The paper goes on to tell us that within the U.S. the estimated cost of lost productivity due to disengagement is more than $300 billion (Maurer, 2011).
Mitigating Potential Resistance
Effective and timely communication is one of the best ways to alleviate the burden of fear when it comes to organizational change. Including all levels of the organization in the process enables empowerment and ownership of the change process, thereby enabling a smoother transition.
In an article written for the Journal of Accountancy, Ken Tysiac’s interview with former FASB chairman Robert Herz quoted Herz as saying, “Leading and managing groups is about one L word, and then lots of C words“ (Tysiac, 2013). The L refers to leadership, while the C’s refer to collegiality, and clear, candid, communication. I would add one more C, collaboration.
Creating a collaborative environment where all members of the organization are invited to participate in bi-directional open discussions, enhances communication and empowers those who would not ordinarily be considered the decision-makers. Including every individual in every part of the change process is not realistic, however all members have something to contribute, and therefore become more engaged when included in relevant parts of the process.
The fact remains that communication regarding change is interpretive, based on how the impending change is communicated by leadership, as well as how the information is absorbed by the employee.
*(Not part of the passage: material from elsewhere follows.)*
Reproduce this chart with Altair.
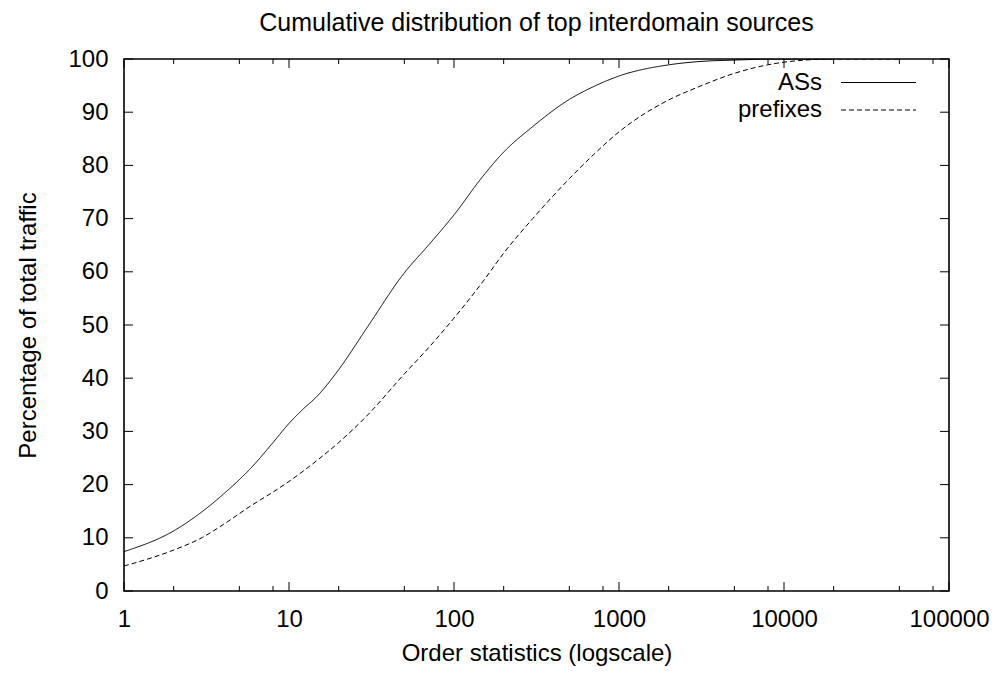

Further interpretation is based on the trust level between management and employee. The content of the change is of equal importance as the change agent, and the format of the message. When trust is high and fear is low employees are more receptive to change. “Whether employees accept a controversial change might depend on the extent to which they evaluate the change content and/or the change agent as legitimate or not” (Nguyen et al).
Along with effective communication a prevailing consideration in mitigating resistance to change involves the perception of justice. Employees who feel they are treated fairly, and who enjoy a high level of trust with management are more receptive to change measures. Nese Sahuran’s paper for the Business and Economics Research Journal (2014) tells us that, “Theories on organizational justice indicate that fair treatment is central to people’s relationships and is a major determinant in their reactions to third-party decisions” (p. 150).
Perceived fairness is concerned with distribution of resources such as authority, responsibility, power, prestige, and finances. If the distribution of these resources is perceived to be fair, employees will react more favourably and remain more open to changes in the organization (Sahuran, 2014).
There is no doubt, fear and mistrust are the prevailing responses that encourage resistance to flourish. Preventing those emotional reactions by communicating effectively in a clear and candid manner, and using proper timing when communicating will build trust and reduce fear of the unknown, enabling employee’s receptiveness to change. Creating an organizational environment that is collaborative, and provides a perception of justice, will enhance employee participation in the change effort, and encourage a smoother transition. Managing human emotions is the most important factor when managing change. Organizations change when people do.
To quote author and leadership guru Frances Hesselbein, “Culture does not change because we desire to change it. Culture changes when the organization is transformed – the culture reflects the realities of people working together every day.”